A safer order is usually:

  1. First clarify what the task is
  2. Write a lightweight baseline preprocessing pipeline
  3. Check what information is being removed
  4. Then decide whether to add more rules

This is usually clearer than piling on a lot of regexes and rules from the start.


Common beginner mistakes

Thinking more preprocessing means more advanced

Not true. If you remove too much information, performance may get worse.

Using the same rule set for every task

Text classification, retrieval, NER, and RAG often need different preprocessing strategies.

Using split() directly for Chinese

In many tasks, that is usually not enough.

If you turn this into a project, what is most worth showing?

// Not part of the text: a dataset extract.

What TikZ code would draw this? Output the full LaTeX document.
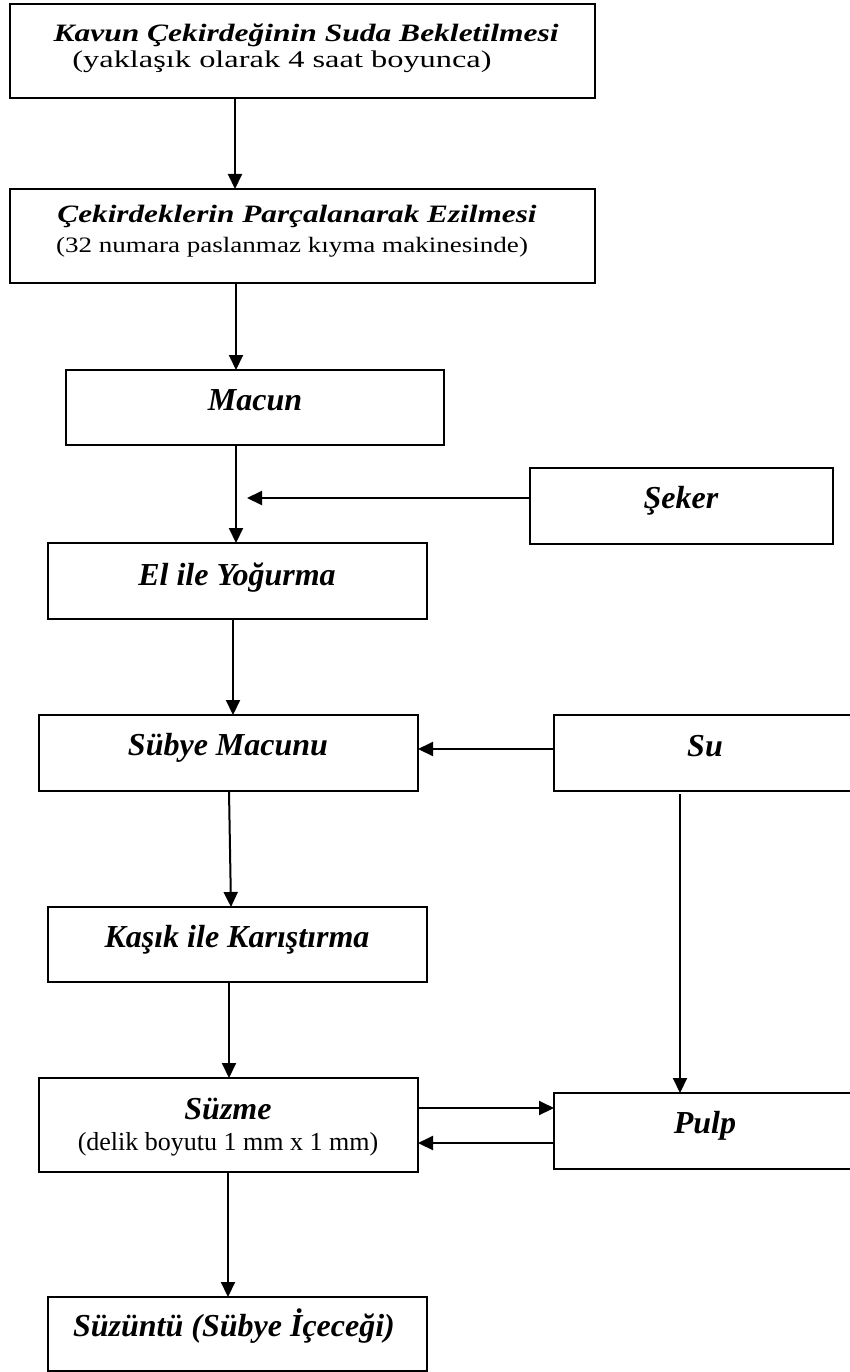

What is most worth showing is usually not:

  • how many regexes you used

But rather:

  1. What the raw text looks like
  2. What the processed text looks like
  3. What information was kept
  4. What information was removed
  5. Why this processing is suitable for the current task

This makes it easier for others to see that:

  • you understand the task requirements
  • you are not just mechanically cleaning text

Summary

The most important thing in text preprocessing is not “cleaning it thoroughly,” but:

Organize text into a form that is more suitable for the current model based on the task.

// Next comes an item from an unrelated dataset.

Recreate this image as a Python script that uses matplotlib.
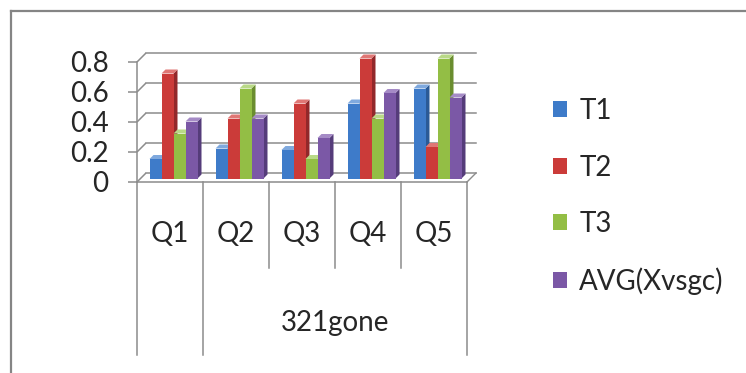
import matplotlib
matplotlib.use('Agg')
import matplotlib.pyplot as plt
from matplotlib.patches import Polygon, Patch
from matplotlib.lines import Line2D

categories = ['Q1', 'Q2', 'Q3', 'Q4', 'Q5']
group_label = '321gone'
series_names = ['T1', 'T2', 'T3', 'AVG(Xvsgc)']
t1 = [0.13, 0.20, 0.19, 0.50, 0.60]
t2 = [0.70, 0.40, 0.50, 0.80, 0.21]
t3 = [0.30, 0.60, 0.13, 0.40, 0.80]
avg = [0.38, 0.40, 0.27, 0.57, 0.54]
y_ticks = [0, 0.2, 0.4, 0.6, 0.8]
y_tick_labels = ['0', '0.2', '0.4', '0.6', '0.8']

series = [t1, t2, t3, avg]
colors = ['#3E7BC9', '#CB3B39', '#93BE45', '#7B58A6']
side_colors = ['#2B5A96', '#92282A', '#6A8D2F', '#553C7A']
top_colors = ['#7FA9DE', '#E07775', '#B9D987', '#A58BC6']
GRID = '#8C8C8C'
TEXT = '#262626'

plt.rcParams['font.family'] = ['Lato', 'DejaVu Sans']

W, H, DPI = 746, 373, 100
fig = plt.figure(figsize=(W / DPI, H / DPI), dpi=DPI)
fig.patch.set_facecolor('white')

# chart border (top and left edges of the chart area)
fig.add_artist(Line2D([10.5 / W, 1.0], [1 - 10.5 / H, 1 - 10.5 / H],
                      transform=fig.transFigure, color='#858585', lw=1.6))
fig.add_artist(Line2D([10.5 / W, 10.5 / W], [0, 1 - 10.5 / H],
                      transform=fig.transFigure, color='#858585', lw=1.6))

# front plane of the 3-D plot area
px0, px1, py_top, py_bot = 137, 467, 62, 182
ax = fig.add_axes([px0 / W, 1 - py_bot / H, (px1 - px0) / W, (py_bot - py_top) / H])
ax.set_xlim(0, len(categories))
ax.set_ylim(0, 0.8)
ax.patch.set_visible(False)

px_x = (px1 - px0) / len(categories)
px_y = (py_bot - py_top) / 0.8


def dx(p):
    return p / px_x


def dy(p):
    return p / px_y


for s in ['top', 'right']:
    ax.spines[s].set_visible(False)
for s in ['left', 'bottom']:
    ax.spines[s].set_color(GRID)
    ax.spines[s].set_linewidth(1.1)
ax.set_xticks([])
ax.set_yticks(y_ticks)
ax.set_yticklabels(y_tick_labels)
ax.tick_params(axis='y', direction='out', length=6.5, width=1.1, color=GRID,
               pad=14, labelsize=20, labelcolor=TEXT)

# walls: side-wall diagonals and back-wall gridlines
depth = 9
n = len(categories)
for v in y_ticks:
    ax.plot([0, dx(depth)], [v, v + dy(depth)], color=GRID, lw=1.1,
            clip_on=False, zorder=1, solid_capstyle='butt')
    ax.plot([dx(depth), n + dx(depth)], [v + dy(depth), v + dy(depth)],
            color=GRID, lw=1.1, clip_on=False, zorder=1)
ax.plot([n, n + dx(depth)], [0, dy(depth)], color=GRID, lw=1.0,
        clip_on=False, zorder=1)

# bars with a simple 3-D look: front face, right side, top cap
w = 1 / 5.5
shift = 3.5
bd = 4
z = 5
for i in range(n):
    for k, vals in enumerate(series):
        v = vals[i]
        left = i + 0.75 * w + k * w + dx(shift)
        bottom = dy(shift)
        right = left + w
        top = bottom + v
        ax.add_patch(Polygon([(right, bottom), (right + dx(bd), bottom + dy(bd)),
                              (right + dx(bd), top + dy(bd)), (right, top)],
                             closed=True, facecolor=side_colors[k], edgecolor='none',
                             clip_on=False, zorder=z))
        ax.add_patch(Polygon([(left, top), (right, top), (right + dx(bd), top + dy(bd)),
                              (left + dx(bd), top + dy(bd))],
                             closed=True, facecolor=top_colors[k], edgecolor='none',
                             clip_on=False, zorder=z))
        ax.bar(left, v, width=w, bottom=bottom, align='edge', color=colors[k],
               edgecolor='none', clip_on=False, zorder=z + 0.5)
        z += 1

# category axis dividers
long_div = dy(-173)
short_div = dy(-86)
for xb in range(n + 1):
    end = long_div if xb in (0, 1, n) else short_div
    ax.plot([xb, xb], [0, end], color=GRID, lw=1.1, clip_on=False, zorder=1)

for i, c in enumerate(categories):
    ax.text(i + 0.5, dy(-52), c, ha='center', va='center', fontsize=20,
            color=TEXT, clip_on=False)
ax.text((1 + n) / 2, dy(-141), group_label, ha='center', va='center',
        fontsize=20, color=TEXT, clip_on=False)

# legend
handles = [Patch(facecolor=c, edgecolor='none') for c in colors]
fig.legend(handles, series_names, loc='upper left',
           bbox_to_anchor=(553 / W, 1 - 98 / H), frameon=False,
           fontsize=20, handlelength=0.5, handleheight=0.5, handletextpad=0.45,
           labelspacing=1.1, borderpad=0, borderaxespad=0, labelcolor=TEXT)

fig.savefig('out.png', dpi=DPI)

In the next section, we will keep moving forward and solve another key problem:

How do we represent text as numbers?

What you should take away from this section

  • Text preprocessing is not a fixed template, but a task-driven choice
  • The information you remove and the information you keep are equally important
  • When doing your first project, a lightweight baseline is usually more reliable than heavy cleaning

Exercises

  1. Add a number-replacement rule to preprocess() so that all numbers are replaced with <num>.
  2. Add not to the stopwords list, then observe what problem appears in sentiment sentences.
  3. Find 5 short reviews yourself, run preprocessing on them, and see what information is kept and what is removed.
  4. Think about this: in an NER scenario, why might lowercasing be harmful?